A coastal dormer for €1.65m designed by a US-based architect who's never been to Ireland
Coastal courtyard cluster vernacular look, for 'Pau Hana, Sandycove near Kinsale, priced at €1.65m by Savill' agent Michael O'Donovan
|
Sandycove, Kinsale |
|
|---|---|
|
€1.65 million |
|
|
Size |
371 sq m (4,000 sq ft) |
|
Bedrooms |
4 +1 |
|
Bathrooms |
4 +1 |
|
BER |
B3 |

It was designed and built 20 years ago by a couple from America who’d lived and worked in various places around the world — including in Hawaii — as a sort of retirement home when they fell for Kinsale after a month-long home hunting tour of the country. (He has Kerry roots, hers are English, and they first came in 1972), and they were early adapters to the possibility of remote working.
He was then aged 18, and embraced science, engineering, computing, and software development: he and his wife who worked in education also stayed ahead of the curve when it came to designing and building their Irish home, Pau Hana in the early 2000s.

They learned home comforts from wide experience, from the heat in Hawaii and southern California to the chilling winter cold in the US mid-west and say their home state of Minnesota can get snow in 11 months of the year: Kinsale was always going to be benign, by comparison ( just in case, they have a 63-amp generator should there be a power cut or other energy hiccups).


Now that it’s up for sale, maybe this is his chance to travel, or to at least review it online as it gets a push on the web; auctioneer Michael O’Donovan of Savills, Cork, guides the sympathetic cluster on 1.2 landscaped acres at €1.65m as his vendors prepare to relocate back to the US having loved their almost two decades this side of the Atlantic.
The couple says Bill Michel amassed a small library of literature on Irish design, visited them at their then-home in the US and later presented them with the design exactly as the house subsequently turned out. “We didn’t change a single thing,” they remark on what seems to have been an entirely happy partnership.


Roofs are all natural slate, neat fascias and soffits are in hardwoods, and windows are double-glazed and well maintained from Rationel, while timbers also feature heavily internally. Lots of the furniture is classic US Stickley-style arts and crafts.

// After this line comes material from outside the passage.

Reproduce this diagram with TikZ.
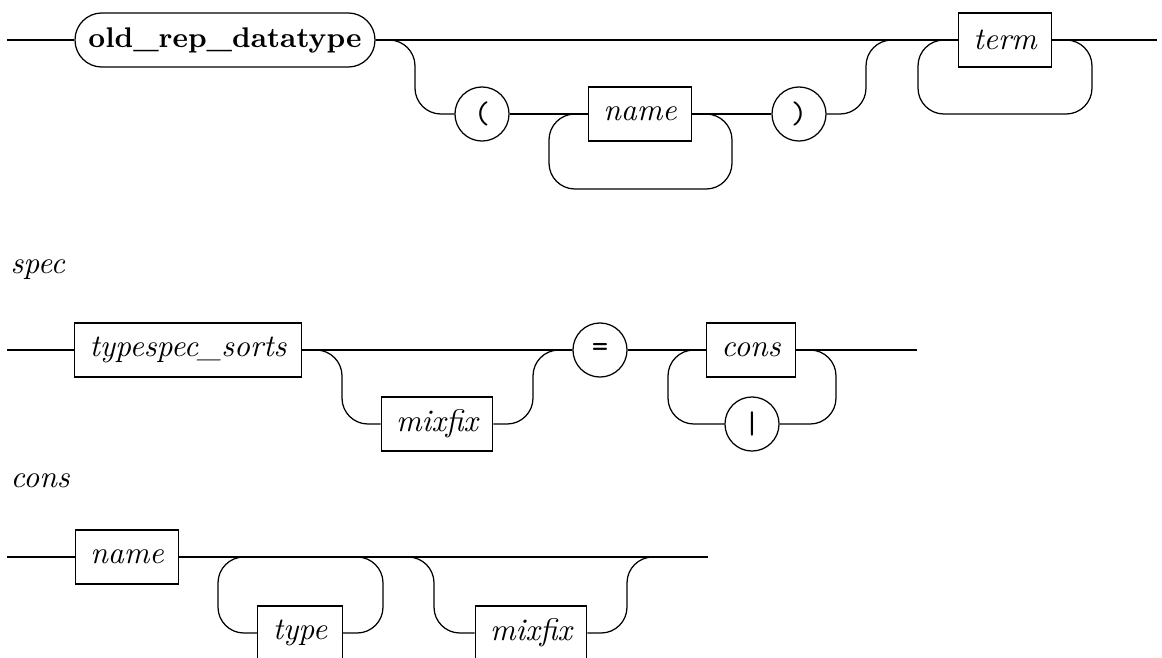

A sturdy rack hangs over the kitchen holding more (orange) Le Creuset pots and pans than you’d see in a Brown Thomas catalogue. More of the even bulkier dishes — big enough to casserole a Thanksgiving turkey — are out in the garage as packing-up time comes around. It’s all set up for serious cooking, with pull-out Sub-Zero drawer fridges; integrated Miele appliances including a coffee maker; an Aga range converted to electricity, Quooker taps and apart from the range of units in oak, there’s also an open-shelf pantry to the side for easy storage and retrieval of ingredients.
Separately, there’s a large utility/laundry, masses of storage cupboards on both levels, there’s a Beam central vacuum with motor out in the detached garage (where there are also back-up appliances and the 63-amp generator) and the main living area/house core is airy, with 20 ft-high ceilings, cosily warm, where an enormous stone chimney breast hosts a large Charnwood stove.

A mezzanine links the two first floor wings, with a large bedroom on one side up here and with a huge office set up for three or four work stations by dormer windows, but easily converted back to two bedrooms with architect’s drawings done up to this end.

At ground level, the layout is good for owners and families of all ages, with two en suite ground-floor bedrooms on the western side and one very large main bedroom at the other, with dressing room and en suite bathroom where the piece de resistance is a tall, step-up, step-down and then sit-down Japanese-style bath with huge capacity (just as well the water supply is from a private well here, in case water charges even comeback into play the site)


About half of the site is left a wildflower meadow, with second/separate access from a small country cul de sac boreen leading down to the old Courtaparteen graveyard and church ruin by the water’s edge, overlooking reefs of rock, and over towards the mouth of the entrance to Sandycove with Sovereign rocks by Oysterhaven further off. This could in time provide space for another structure, or perhaps a stable.
Location is to the west of pretty Sandycove, about four miles from Kinsale town centre, and the road from Sandycove can lead on out towards Ballinspittle and the Old Head of Kinsale, a magnet for some of the world’s richest golf-playing types. Kinsale is also attractive for sailors and diners, with Cork Airport a c a half an hour’s commute from Courtaparteen.